Developers responded to criticisms of a previous version of the plans by reducing its ring road to two lanes and adding multi-use paths for cyclists and pedestrians, a linear park through the middle of the development, and a bus transfer station that will facilitate better Athens Transit service to the site. However, it still includes almost 3,000 parking spaces, both in surface lots and in decks. 

In addition, the Georgia Department of Transportation is planning to address traffic concerns by widening Atlanta Highway to eight lanes and rebuilding the Loop interchange. ACC officials are talking to GDOT about including a multi-use path to Mitchell Bridge Road and Timothy Road, where ACC is building a sidewalk, County Manager Blaine Williams said.

Commissioner Jesse Houle, who represents the mall area, said the developer made a good-faith effort to listen to the community. “It really checks a lot of boxes for needs in the community, especially on the Westside for housing and greenspace and revitalization,” Houle said.

The project will be divided into several phases, and Planning Director Brad Griffin warned that it could change based on market demands in the future. “With a project this size, Phase 2 could easily be seven, eight, nine years from now before they get to it,” he said.

W&A Engineering The plan for redeveloping Georgia Square Mall.

In 2021 the commission created a tax allocation district covering the mall to spur redevelopment.
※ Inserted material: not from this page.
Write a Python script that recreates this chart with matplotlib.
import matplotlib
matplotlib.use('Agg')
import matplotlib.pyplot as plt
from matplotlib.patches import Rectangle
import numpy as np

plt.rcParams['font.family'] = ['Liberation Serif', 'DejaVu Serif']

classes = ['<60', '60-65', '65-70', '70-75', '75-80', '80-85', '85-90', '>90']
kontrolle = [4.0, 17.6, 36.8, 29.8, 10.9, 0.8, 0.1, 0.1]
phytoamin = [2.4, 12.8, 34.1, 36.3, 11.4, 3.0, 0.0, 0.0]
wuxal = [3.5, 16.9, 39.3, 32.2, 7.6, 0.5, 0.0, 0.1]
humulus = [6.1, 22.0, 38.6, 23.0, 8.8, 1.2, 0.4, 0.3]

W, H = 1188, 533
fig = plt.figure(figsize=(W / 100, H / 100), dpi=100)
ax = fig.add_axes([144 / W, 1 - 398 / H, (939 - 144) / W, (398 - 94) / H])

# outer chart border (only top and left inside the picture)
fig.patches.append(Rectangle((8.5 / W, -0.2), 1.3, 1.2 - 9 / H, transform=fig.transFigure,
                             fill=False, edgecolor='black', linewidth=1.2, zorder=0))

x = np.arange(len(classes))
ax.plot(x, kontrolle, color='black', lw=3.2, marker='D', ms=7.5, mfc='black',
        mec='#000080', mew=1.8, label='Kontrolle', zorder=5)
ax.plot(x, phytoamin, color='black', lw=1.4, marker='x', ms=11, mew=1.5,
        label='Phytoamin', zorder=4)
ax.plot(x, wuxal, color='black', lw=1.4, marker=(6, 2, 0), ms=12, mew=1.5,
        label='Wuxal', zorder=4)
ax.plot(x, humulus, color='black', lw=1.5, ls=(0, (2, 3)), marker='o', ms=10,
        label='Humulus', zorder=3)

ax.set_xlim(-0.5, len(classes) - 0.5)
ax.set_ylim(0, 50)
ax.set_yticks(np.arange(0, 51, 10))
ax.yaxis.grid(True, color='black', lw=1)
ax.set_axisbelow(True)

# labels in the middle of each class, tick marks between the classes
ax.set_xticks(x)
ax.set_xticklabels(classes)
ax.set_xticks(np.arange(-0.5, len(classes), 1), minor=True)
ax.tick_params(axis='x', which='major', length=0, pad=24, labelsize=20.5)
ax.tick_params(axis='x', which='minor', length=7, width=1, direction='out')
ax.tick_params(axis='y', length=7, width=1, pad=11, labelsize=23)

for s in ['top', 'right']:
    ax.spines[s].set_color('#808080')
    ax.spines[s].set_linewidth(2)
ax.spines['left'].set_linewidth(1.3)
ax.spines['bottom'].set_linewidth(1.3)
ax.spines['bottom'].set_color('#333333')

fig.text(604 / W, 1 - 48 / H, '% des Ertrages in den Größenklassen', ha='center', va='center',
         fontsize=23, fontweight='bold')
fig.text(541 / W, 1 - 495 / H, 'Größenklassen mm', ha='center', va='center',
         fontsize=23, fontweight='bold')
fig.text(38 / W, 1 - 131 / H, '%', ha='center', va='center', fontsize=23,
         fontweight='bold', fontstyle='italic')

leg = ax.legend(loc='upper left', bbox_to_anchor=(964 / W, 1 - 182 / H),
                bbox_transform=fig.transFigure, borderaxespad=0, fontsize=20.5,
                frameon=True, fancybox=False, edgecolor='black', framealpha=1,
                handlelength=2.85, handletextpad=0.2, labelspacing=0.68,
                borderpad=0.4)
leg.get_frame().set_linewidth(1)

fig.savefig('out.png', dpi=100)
For a period of years, additional property taxes collected due to new development will be plowed back into the TAD area rather than going to the general fund. County officials and developers are negotiating a “community benefits” package to make use of those TAD dollars. It will be reviewed by a Mall Area TAD Advisory Committee this week ahead of the commission’s scheduled Feb. 7 vote.

Another redevelopment proposal also appeared headed for passage: A 10-story tower replacing the 1970s River Mill apartment complex off Baldwin Street. The tower would come in under ACC’s 100-foot limit because the county measures the height from the midpoint. However, because the building would be so long and is on a sloping lot, part of the building would be 115 feet tall. Fire Chief Jeff Scarbrough raised concerns that the fire department lacks the equipment to reach that high. Project representative Ed Lane of Smith Planning Group proposed a commission-defined option removing the top floor from a portion of the building, which Commissioner Allison Wright said she would introduce.
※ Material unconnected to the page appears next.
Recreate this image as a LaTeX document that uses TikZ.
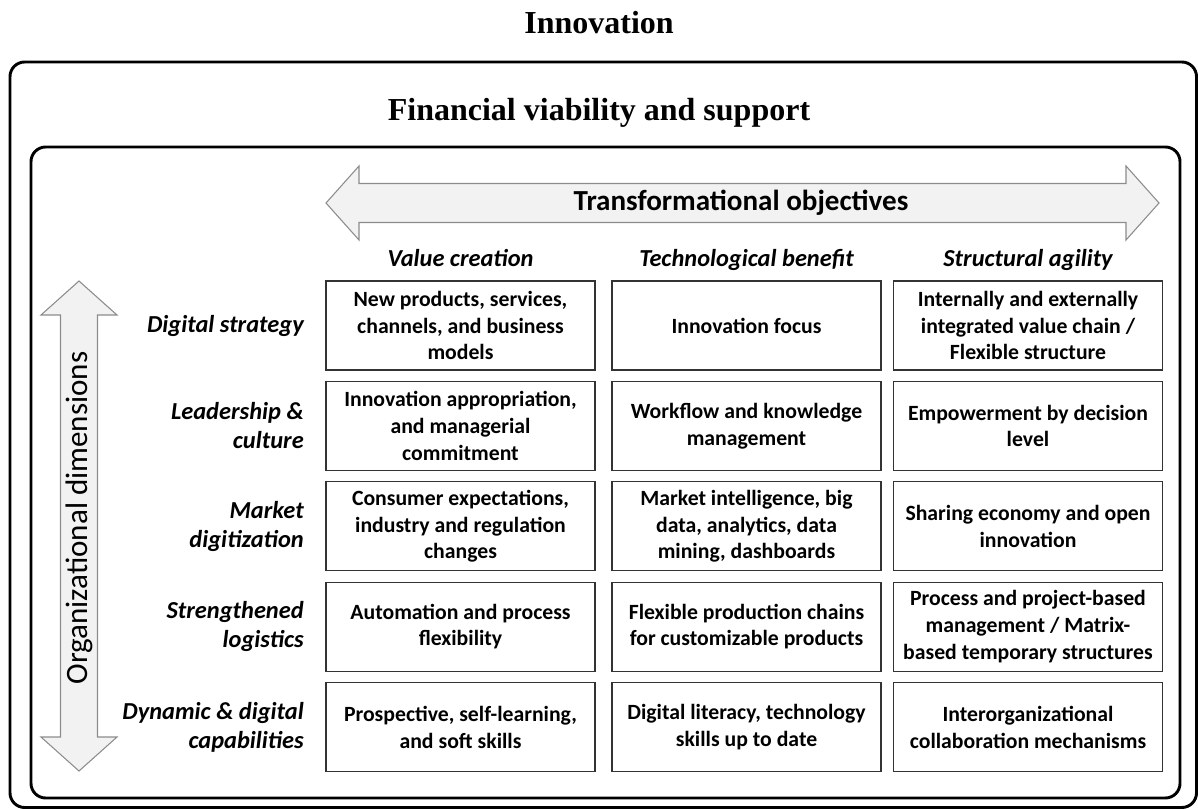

The tower of more than 900 bedrooms would double the density on the property, sparking a discussion about re-evaluating the 100-foot limit. “I’d much rather us look at growing up rather than growing out for density purposes,” Commissioner Mike Hamby said.

The commission also discussed Sheriff John Q. Williams’ request to contract with a new health-care provider for the county jail that would double spending on inmates’ health care from $2.2 million under current provider Armor to $4.2 million under new provider Mediko. The contract could reach up to $26.6 million over five years, depending on the number of inmates at the jail. Houle said the county should be trying to reduce the jail population to reduce health-care costs.
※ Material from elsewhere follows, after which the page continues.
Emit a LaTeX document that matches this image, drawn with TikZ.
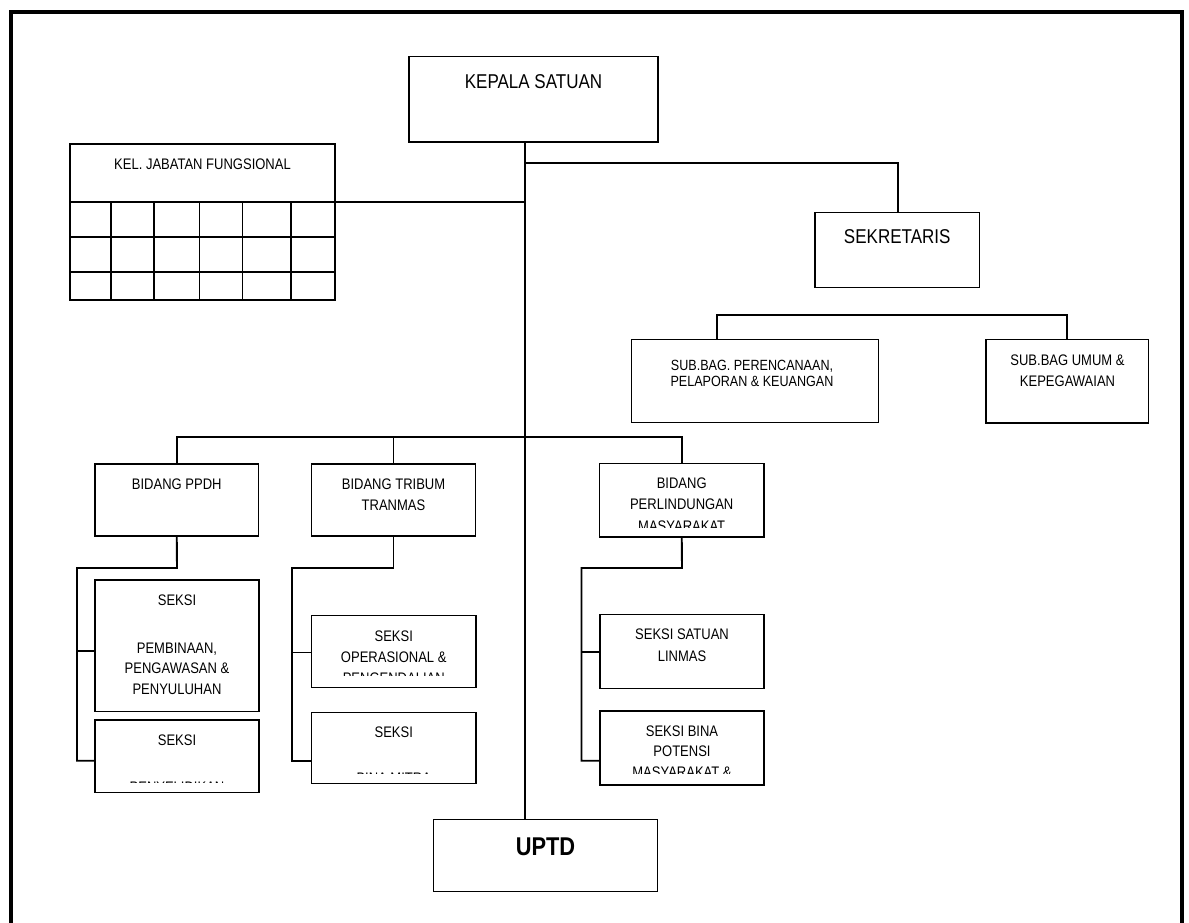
\documentclass[tikz,border=0pt]{standalone}
\usepackage{fontspec}
\setmainfont{Liberation Sans}[FakeStretch=0.85]
\begin{document}
\begin{tikzpicture}[x=1pt,y=-1pt,
  bx/.style={draw, line width=1.9pt, inner sep=0pt, outer sep=0pt, shape=rectangle},
  ln/.style={line width=1.9pt},
  tx/.style={anchor=base, inner sep=0pt, font=\fontsize{15.3}{18}\selectfont},
  tsub/.style={anchor=base, inner sep=0pt, font=\fontsize{14.8}{17}\selectfont},
  tbig/.style={anchor=base, inner sep=0pt, font=\fontsize{20}{24}\selectfont},
  tbold/.style={anchor=base, inner sep=0pt, font=\fontsize{25.7}{30}\selectfont\bfseries}]
\useasboundingbox (0,0) rectangle (1189,923);
% frame (no bottom edge)
\draw[line width=4pt] (11,923) -- (11,12) -- (1182,12) -- (1182,923);

% boxes
\node[bx, minimum width=249pt, minimum height=85.5pt] (kepala) at (533.5,99.25) {};
\node[bx, minimum width=265pt, minimum height=58pt] (kel) at (202.5,173) {};
\node[bx, minimum width=265pt, minimum height=98pt] (grid) at (202.5,251) {};
\node[bx, minimum width=164.5pt, minimum height=75pt] (sekre) at (897.25,250) {};
\node[bx, minimum width=247pt, minimum height=83pt] (subA) at (755,381) {};
\node[bx, minimum width=162.5pt, minimum height=83.5pt] (subB) at (1067.25,381.25) {};
\node[bx, minimum width=163.5pt, minimum height=72pt] (ppdh) at (176.75,500) {};
\node[bx, minimum width=164pt, minimum height=72pt] (tribum) at (393.5,500) {};
\node[bx, minimum width=164.5pt, minimum height=73.5pt] (perlind) at (681.75,500.25) {};
\node[bx, minimum width=164pt, minimum height=131.5pt] (sk1) at (177,645.75) {};
\node[bx, minimum width=164pt, minimum height=72.5pt] (sk2) at (177,756.25) {};
\node[bx, minimum width=164.5pt, minimum height=72pt] (sk3) at (393.75,651.5) {};
\node[bx, minimum width=164.5pt, minimum height=71pt] (sk4) at (393.75,748) {};
\node[bx, minimum width=164pt, minimum height=74pt] (sk5) at (682,651.5) {};
\node[bx, minimum width=164pt, minimum height=74pt] (sk6) at (682,748) {};
\node[bx, minimum width=224pt, minimum height=72pt] (uptd) at (545.5,855.5) {};

% grid inner lines
\foreach \yy in {237,272} \draw[ln] (70,\yy) -- (335,\yy);
\foreach \xx in {111,154,199.5,242.5,291} \draw[ln] (\xx,202) -- (\xx,300);

% junction coordinates
\coordinate (tr) at (525,0);
\coordinate (jS) at (898,163);
\coordinate (jSub) at (717,315);
\coordinate (jBus) at (176.75,437.3);
\coordinate (pA) at (177,568);
\coordinate (pB) at (77,568);
\coordinate (qA) at (393.5,568);
\coordinate (qB) at (292,568);
\coordinate (rA) at (682,568);
\coordinate (rB) at (581.5,568);

% connectors
\draw[ln] (kepala.south -| tr) -- (uptd.north -| tr);
\draw[ln] (jS -| tr) -- (jS) -- (sekre.north -| jS);
\draw[ln] (grid.north east) -- (grid.north east -| tr);
\draw[ln] (jSub |- subA.north) -- (jSub) -- (jSub -| subB.north) -- (subB.north);
\draw[ln] (ppdh.north) -- (jBus) -- (jBus -| perlind.north) -- (perlind.north);
\draw[ln] (jBus -| tribum.north) -- (tribum.north);
% PPDH branch
\draw[ln] (ppdh.south) -- (pA) -- (pB) -- (77,760.7) -- (sk2.west |- 0,760.7);
\draw[ln] (77,651.3) -- (sk1.west |- 0,651.3);
% TRIBUM branch
\draw[ln] (tribum.south) -- (qA) -- (qB) -- (292,760.7) -- (sk4.west |- 0,760.7);
\draw[ln] (292,652.5) -- (sk3.west |- 0,652.5);
% PERLINDUNGAN branch
\draw[ln] (perlind.south) -- (rA) -- (rB) -- (581.5,760.7) -- (sk6.west |- 0,760.7);
\draw[ln] (581.5,651.7) -- (sk5.west |- 0,651.7);

% texts
\node[tbig] (tKep) at (533.5,88.9) {KEPALA SATUAN};
\node[tx] (tKel) at (202.5,169) {KEL. JABATAN FUNGSIONAL};
\node[tbig] (tSek) at (897.2,243.5) {SEKRETARIS};
\node[tsub] (tA1) at (752,370.3) {SUB.BAG. PERENCANAAN,};
\node[tsub] (tA2) at (752,386.8) {PELAPORAN \& KEUANGAN};
\node[tx] (tB1) at (1067.5,365.5) {SUB.BAG UMUM \&};
\node[tx] (tB2) at (1067.5,386.2) {KEPEGAWAIAN};
\node[tx] (tP1) at (176.75,489.8) {BIDANG PPDH};
\node[tx] (tT1) at (393.5,489.8) {BIDANG TRIBUM};
\node[tx] (tT2) at (393.5,510.5) {TRANMAS};
\node[tx] (tL1) at (681.7,488.8) {BIDANG};
\node[tx] (tL2) at (681.7,509.5) {PERLINDUNGAN};
\begin{scope}
  \clip (600,520) rectangle (763,527.3);
  \node[tx] (tL3) at (681.7,531.5) {MASYARAKAT};
\end{scope}
\node[tx] (s1a) at (177,605.5) {SEKSI};
\node[tx] (s1b) at (177,653.8) {PEMBINAAN,};
\node[tx] (s1c) at (177,673.8) {PENGAWASAN \&};
\node[tx] (s1d) at (177,694.8) {PENYULUHAN};
\node[tx] (s2a) at (177,745.5) {SEKSI};
\begin{scope}
  \clip (96,770) rectangle (258,782);
  \node[tx] (s2b) at (177,792.6) {PENYELIDIKAN};
\end{scope}
\node[tx] (s3a) at (393.75,641.2) {SEKSI};
\node[tx] (s3b) at (393.75,662.2) {OPERASIONAL \&};
\begin{scope}
  \clip (313,665) rectangle (475,675);
  \node[tx] (s3c) at (393.75,683.2) {PENGENDALIAN};
\end{scope}
\node[tx] (s4a) at (393.75,737.2) {SEKSI};
\begin{scope}
  \clip (313,762) rectangle (475,773.3);
  \node[tx] (s4b) at (393.75,783.8) {BINA MITRA};
\end{scope}
\node[tx] (s5a) at (682,639.8) {SEKSI SATUAN};
\node[tx] (s5b) at (682,661.2) {LINMAS};
\node[tx] (s6a) at (682,736.5) {SEKSI BINA};
\node[tx] (s6b) at (682,756.5) {POTENSI};
\begin{scope}
  \clip (601,762) rectangle (763,773.3);
  \node[tx] (s6c) at (682,777.5) {MASYARAKAT \&};
\end{scope}
\node[tbold] (tU) at (545.5,855.2) {UPTD};
\end{tikzpicture}
\end{document}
But according to a memo from Sheriff Williams, Armor is not providing proper care, with the equivalent of 13.3 full-time employees—nurses, mental health professionals, doctors, dentists and administrators—to serve an average of 400 inmates. “He indicated more and different services were needed for some time,” Manager Blaine Williams said. “… He had concerns about the level of care.” Mediko would provide 25.4 full-time equivalents. As Sheriff Williams noted, inmates are far more likely to suffer from substance abuse and mental health issues, HIV/AIDs, tuberculosis and hepatitis C than the general population. 

“While this is an enormous budget hit, it’s a question of health, safety and dignity,” Mayor Kelly Girtz said. The new contract with Mediko would provide exit counseling to reduce recidivism, he said.

However, commissioners were reluctant to give District Attorney Deborah Gonzalez $267,000 to create a three-member unit to prosecute gang crimes. Commissioner Dexter Fisher questioned how many cases are being brought forward and why Gonzalez can’t reallocate existing open positions. Some commissioners said they want to hold the item to study the wage scale for assistant DAs, or deal with it during the upcoming budget cycle instead of mid-year. (Gonzalez acknowledged at a work session earlier this month that nine of 17 ADA positions are vacant, but said the Human Resources Department won’t let her reallocate resources.)

Despite an upward adjustment in last year’s budget, the problem of low salaries hampering recruiting is a government-wide one, Williams told commissioners, because they were based on market studies from years ago. “It’s a whole new world now,” he said. Hamby and Commissioner Ovita Thornton suggested that Gonzalez and other elected constitutional officers should be given the authority to redistribute the funding the commission allocates to their offices.